Wednesday, September 1, 2021

Plotting

 Yes, I read a book in prison with the apt title of Plot, so you might say I was interested in the topic. Then I'm on Literary Hub when I  run across Plot Is Just Music You Sing In Your Mind: How Popular Rock Songs Can Help Shape Your Novel by  Katie Crouch which piqued my interest in the topic and the reference to Cake.

Oh, the millions Hollywood writing instructors have earned coming up with sure-fire formulas for plot! I’m not saying these people aren’t smart, because they are. It’s very comforting, when lost, to look at a grid of a Three Act Structure. Have you ever seen a Save the Cat beat sheet? It’s nothing less than mystical, how a regular human has broken down some of the best stories of the modern age into a series of bite-sized steps anyone can try for themselves. I’ve studied them all, often printing them out and tacking the sheets to my wall. But they don’t work for me. In the end I find myself scowling at them and marking them up with half-hearted scribbles.

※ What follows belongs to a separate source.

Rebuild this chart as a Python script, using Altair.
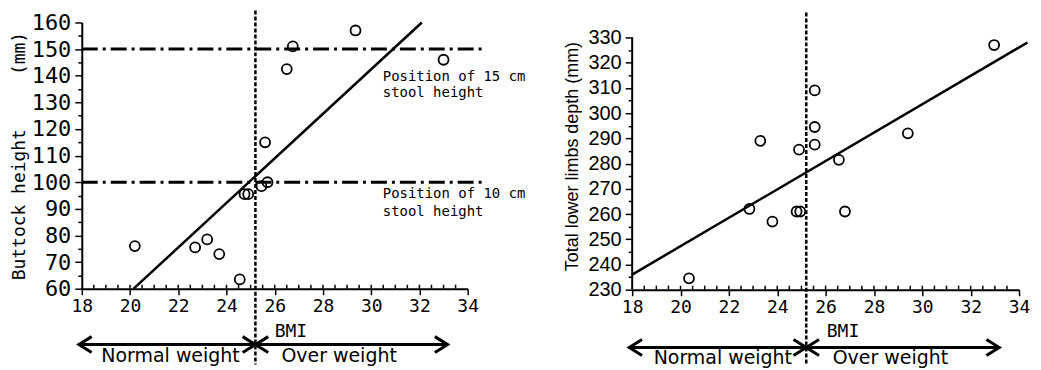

Because here’s the thing: plot is everywhere. It’s just the way life moves, so that we can keep interested in what happens next. Paintings have plot. Twitter feeds have plot. Sex has plot. Life has plot, until it doesn’t. Do we know life ends? I think so. But what about the middle? How good are we at keeping the middle interesting? You might learn a new language, change careers, change partners, have a kid at 58. We don’t call that plotting, but it is. Plotting is keeping your existence interesting enough so that people gossip about you at the grocery store.

Got to agree. I probably should admit never using the Three Act Structure in my writing - at least,not consciously.

Then she examines Let Me Go by Cake - she plays it in the middle of her essay - by stopping the music at certain points. Read this, please. Seriously good advice is to be found here.

She finishes with these thoughts:

Let me wrap up with a coda myself: Please don’t make yourself miserable over plot, novelists. I personally guarantee that every single person who reads this can build a story because you’ve known, since you were born, how the arc of a narrative is formed. You took your first breath, your heart kept its singular beat, and then that breath was finished. Now: Find your song. Figure out your refrain. Show off your bridge. Make it beautiful. Keep it tight. Oh, and most importantly—get out of there with a nice clean ending. Remember Free Bird? The best songs and stories always know when to say when.

I feel reassured to think I might know what I am doing even if I cannot explain why.